Fue justo por entonces cuando un espacio infantil no me pareció insano y repugnante sino cabalmente adecuado a lo que es un niño (esto es, un loco bajito -y, por loco, digno de respeto-, no un idiota manipulable al capricho baboso de gentes que no lo entienden en absoluto, por mucho que nos vendan lo contrario). Si no fuese por mi retardo emocional que me dejó para siempre en el umbral de los quince años, podría decir que se me pasó el arroz cuando en TVE irrumpió SESAMO ST: pero nada más lejos (y mucho de lo aparecido por entonces en mis escritos y viñetas contraculturales da testimonio).

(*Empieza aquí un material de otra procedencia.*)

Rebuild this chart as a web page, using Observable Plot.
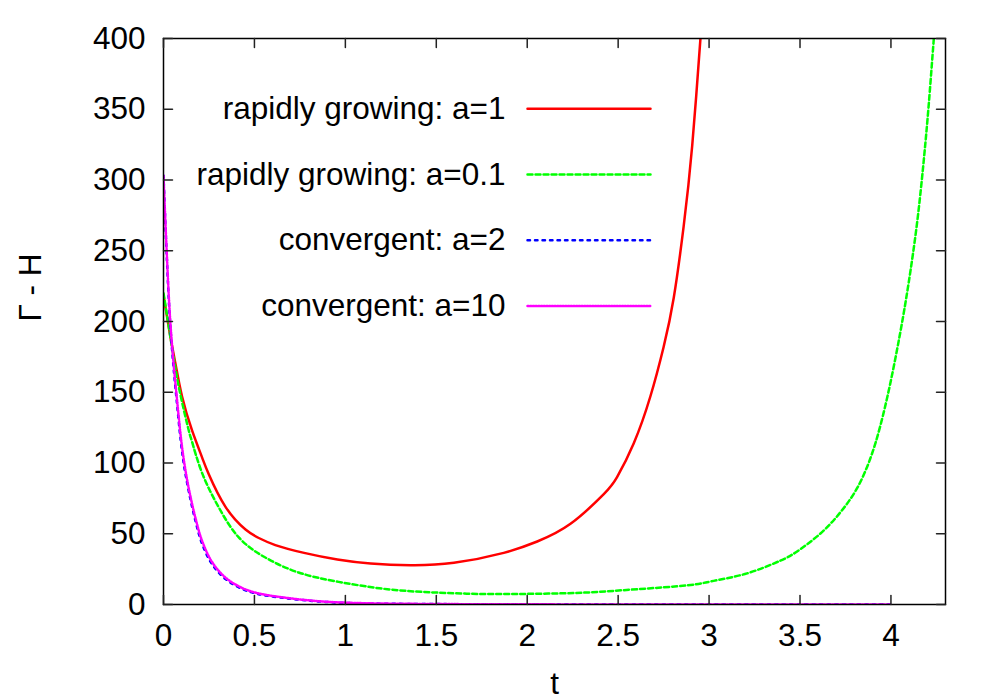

Los monstruos peludos adictos a las cookies o a la docencia (Coco, ese piloso trasunto de filósofo peripatético), la pareja criptogayer Epi y Blas, el entrañable vampiro transilvano/pennsilvano, el MANA MANA, esos ecos de la alegría pillastre de Ken Kesey y su magic bus... Esas fueron para mí las auténticas presencias amigas de los niños. Sólo en cosas japonesas (anime -tanto series como largometrajes, caso de EL VIAJE DE CHIHIRO o LA PRINCESA MONONOKE- y alguna cosa de Kitano -su desmadrado CASTILLO DE TAKESHI o su lírica EL VERANO DE KIKUJIRO-) hallaría elementos audiovisuales que me transmitieran sensaciones parecidas de gozo y empatía, sin ver al fétido espectro de Herbert acechando entre las sombras.